We travel the world. A component of any dream job is worldwide travel. As a scientist, there is no avoiding it; the world will come to you or you will go out into it with your degree. Travel might begin as early as when you choose where to get your degree, and it continues as you participate in conferences and develop collaborations. Suddenly you can find yourself in a place you might never have considered visiting. Such experiences importantly provide insight into the challenges facing scientists around the world, making their problems our problems to solve together.

 

Exceptional people are part of our daily life. Some of the most fascinating people you will ever meet will be other scientists. You must check your ego at the door every day to take advantage of such people who may be your colleagues, your teachers, or your collaborators. I have met truly great thinkers at every step of my career. I found that it is often the humblest ones who are the people you most want to emulate.

 

Science is as much a way of life as it is a career. The basis for good science is risk-taking, and we are accustomed to failure. Life in general is also a series of risk-taking events with both good and bad outcomes. Whether I am about to do a backward roll for a dive into the sea or baking a cake, it’s an experiment.

 

For many other reasons, science seems an unlikely career choice. We never know where our research questions will take us. The pay is not requisite with the level of training and the number of hours we put in, and funding resources are extremely competitive.

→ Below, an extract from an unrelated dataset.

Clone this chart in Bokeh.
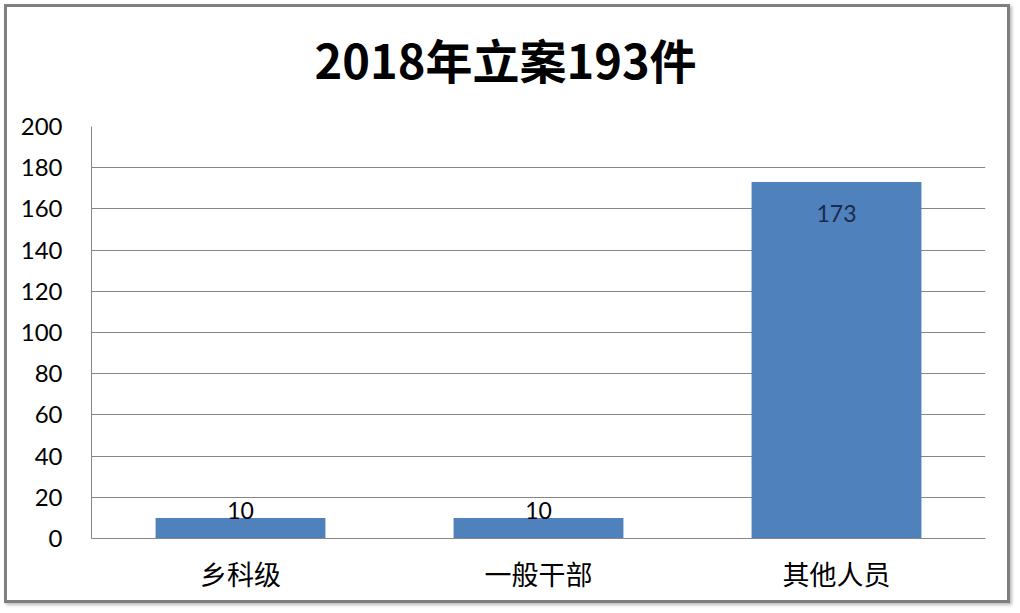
from bokeh.plotting import figure
from bokeh.models import ColumnDataSource, LabelSet, FixedTicker, Title
from bokeh.core.properties import value
from bokeh.embed import file_html
from bokeh.resources import INLINE

title_text = "2018年立案193件"
categories = ["乡科级", "一般干部", "其他人员"]
values = [10, 10, 173]
y_ticks = [0, 20, 40, 60, 80, 100, 120, 140, 160, 180, 200]

p = figure(x_range=categories, y_range=(0, 200), width=1006, height=599,
           output_backend="svg", toolbar_location=None, title=None,
           min_border_left=84, min_border_right=28, min_border_top=119, min_border_bottom=68)
p.styles = {"border": "3px solid #7f7f7f", "margin": "4px 0 0 4px",
            "box-shadow": "2px 2px 3px #bbbbbb"}

# spacer between plot area and title (closest to the frame)
p.add_layout(Title(text=" ", text_font_size="1px", standoff=30), "above")
p.add_layout(Title(text=title_text, align="left", offset=223, vertical_align="middle", standoff=0,
                   text_font="Noto Sans CJK SC", text_font_size="47px",
                   text_font_style="bold", text_color="#000000"), "above")

src = ColumnDataSource(dict(cat=categories, val=values))
p.vbar(x="cat", top="val", width=0.57, source=src, fill_color="#4F81BD", line_color=None)

inside_idx = [i for i, v in enumerate(values) if v > 100]
outside_idx = [i for i, v in enumerate(values) if v <= 100]
src_out = ColumnDataSource(dict(cat=[categories[i] for i in outside_idx],
                                val=[values[i] for i in outside_idx],
                                lab=[str(values[i]) for i in outside_idx]))
src_in = ColumnDataSource(dict(cat=[categories[i] for i in inside_idx],
                               val=[values[i] for i in inside_idx],
                               lab=[str(values[i]) for i in inside_idx]))
p.add_layout(LabelSet(x="cat", y="val", text="lab", source=src_out, text_align="center",
                      text_baseline="alphabetic", y_offset=-1, text_font=value("Lato"),
                      text_font_size=value("23px"), text_color="#000000"))
p.add_layout(LabelSet(x="cat", y="val", text="lab", source=src_in, text_align="center",
                      text_baseline="middle", y_offset=-31, text_font=value("Lato"),
                      text_font_size=value("23px"), text_color="#1b2a48"))

p.yaxis.ticker = FixedTicker(ticks=y_ticks)
p.yaxis.axis_line_color = "#868686"
p.yaxis.major_tick_line_color = None
p.yaxis.minor_tick_line_color = None
p.yaxis.major_label_text_font = "Lato"
p.yaxis.major_label_text_font_size = "24px"
p.yaxis.major_label_text_color = "#000000"
p.yaxis.major_label_standoff = 23

p.xaxis.axis_line_color = "#868686"
p.xaxis.major_tick_line_color = None
p.xaxis.minor_tick_line_color = None
p.xaxis.major_label_text_font = "Noto Sans CJK SC"
p.xaxis.major_label_text_font_size = "27px"
p.xaxis.major_label_text_color = "#000000"
p.xaxis.major_label_standoff = 9

p.xgrid.grid_line_color = None
p.ygrid.grid_line_color = "#868686"
p.ygrid.grid_line_width = 1
p.outline_line_color = None
p.background_fill_color = "#ffffff"
p.border_fill_color = "#ffffff"

open("out.html", "w").write(file_html(p, INLINE))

The most difficult aspect might be that the implications of our studies are not necessarily immediate; we might only be setting up future generations to make the real breakthroughs. For this reason, we must preserve our creative and discovery based research in order to educate our future generations of scientists in a meaningful way.

 

So, while you must perform protocols to reach your scientific goals, maybe we should not let protocols run our science life. Keep this in mind for your own work as well as in the review of the work of others. Good luck in the coming year, and we hope that at Filipodia.com we help you to reach at least some of your publishing goals.